With inflation now much lower than it was a year ago, many pundits are considering where the Federal Reserve should go from here. Nick Timiraos surveys three options in the Wall Street Journal:
Option 1: Fed officials can raise rates higher to bring inflation down to 2 percent quickly.
Option 2: Fed officials can hold rates at their current level (and consider trimming rates later next year) to bring inflation down to 2 percent slowly.
Option 3: Fed officials can replace their 2 percent target with a 3 percent target and declare victory.
Let me offer a fourth option: hold rates where they are and declare victory now.
The Fed does not need to raise rates further. And stopping now doesn’t amount to stopping short because inflation is already at or around 2 percent.
As noted in its Statement on Longer-Run Goals and Monetary Policy Strategy, the Fed judges “that inflation at the rate of 2 percent, as measured by the annual change in the price index for personal consumption expenditures, is most consistent over the longer run with the Federal Reserve’s statutory mandate.” And, although it says “appropriate monetary policy will likely aim to achieve inflation moderately above 2 percent for some time” when “inflation has been running persistently below 2 percent,” it does not indicate that it will let inflation run below 2 percent following periods when prices have grown more rapidly. In other words, the Fed has an asymmetric average inflation target and—since inflation has been relatively high over the last three years—should only be expected to bring inflation back down to 2 percent.
Inflation is commonly reported over a 12-month period. Over the 12-month period ending in July 2022, the personal consumption expenditures price index (PCEPI) grew 6.38 percent while the consumer price index (CPI) grew 8.41 percent. The CPI grew 3.30 percent over the 12-month period ending July 2023. The PCEPI for July has not yet been released, but it grew 2.97 percent over the 12-month period ending June 2023. Taken together, these numbers seem to imply that the Fed has more work to do if it is to get inflation back down to 2 percent.

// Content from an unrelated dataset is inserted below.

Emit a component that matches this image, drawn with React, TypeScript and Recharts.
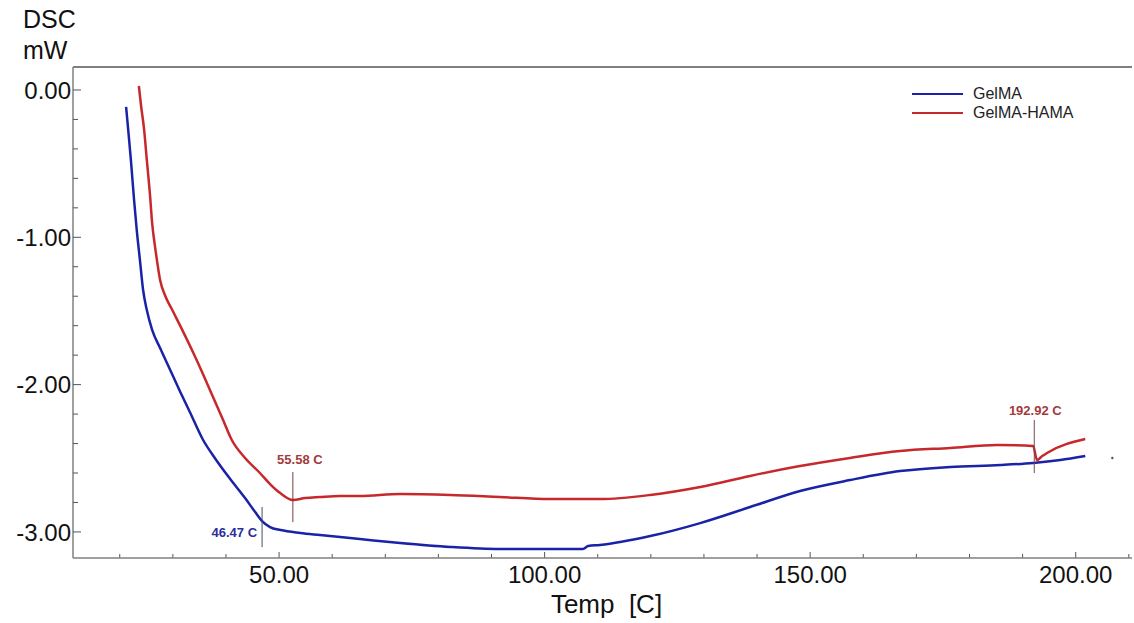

Not so fast! The 12-month rate tells us how much prices have risen over the last 12 months. But what really matters for determining the appropriate course of monetary policy is (i) how much prices have been rising recently and (ii) how much they are likely to rise going forward given the current state of policy.
Over the last three months, the CPI has grown at an annualized rate of just 1.88 percent. It grew at an annualized rate of 1.49 percent in May, 2.16 percent in June, and 2.00 percent in July. The PCEPI grew at an annualized rate of 1.50 percent in May and 1.94 percent in June. It will likely come in at or around 2 percent in July.
An annualized monthly rate tells us how much prices will rise over the next 12 months if prices continue to rise at the same rate. That’s not quite the same as how much prices are likely to rise going forward given the current state of policy, but it is a good place to start. To estimate how much prices are likely to rise going forward given the current state of policy, one must also consider whether monetary policy is loose, tight, or neutral at present (and is expected to remain so into the not-so-distant future).
One common way to gauge the stance of monetary policy is to see whether the Fed’s real (inflation-adjusted) policy rate is greater than (tight), less than (loose), or equal to (neutral) the natural rate of interest, which is often denoted R* or r-star. The New York Fed offers two estimates of the natural rate. Its Holston-Laubach-Williams estimate is 0.58, whereas its Laubach-Williams estimate is 1.14 percent. The Richmond Fed presents its own estimate, known as the Lubik-Matthes natural rate, which is 2.16 percent.
The Fed’s nominal policy rate range is 5.25 to 5.5 percent. Since inflation is around 2 percent, the real policy rate range is roughly 3.25 to 3.5 percent. Given the aforementioned estimates of the natural rate, that suggests that policy is moderately to extremely tight. In other words, one should expect inflation to fall even further (i.e., below 2 percent) if the Fed holds rates where they are.
The battle for 2 percent inflation has already been won. Fed officials should acknowledge and celebrate the victory. Further rate hikes risk unnecessary casualties.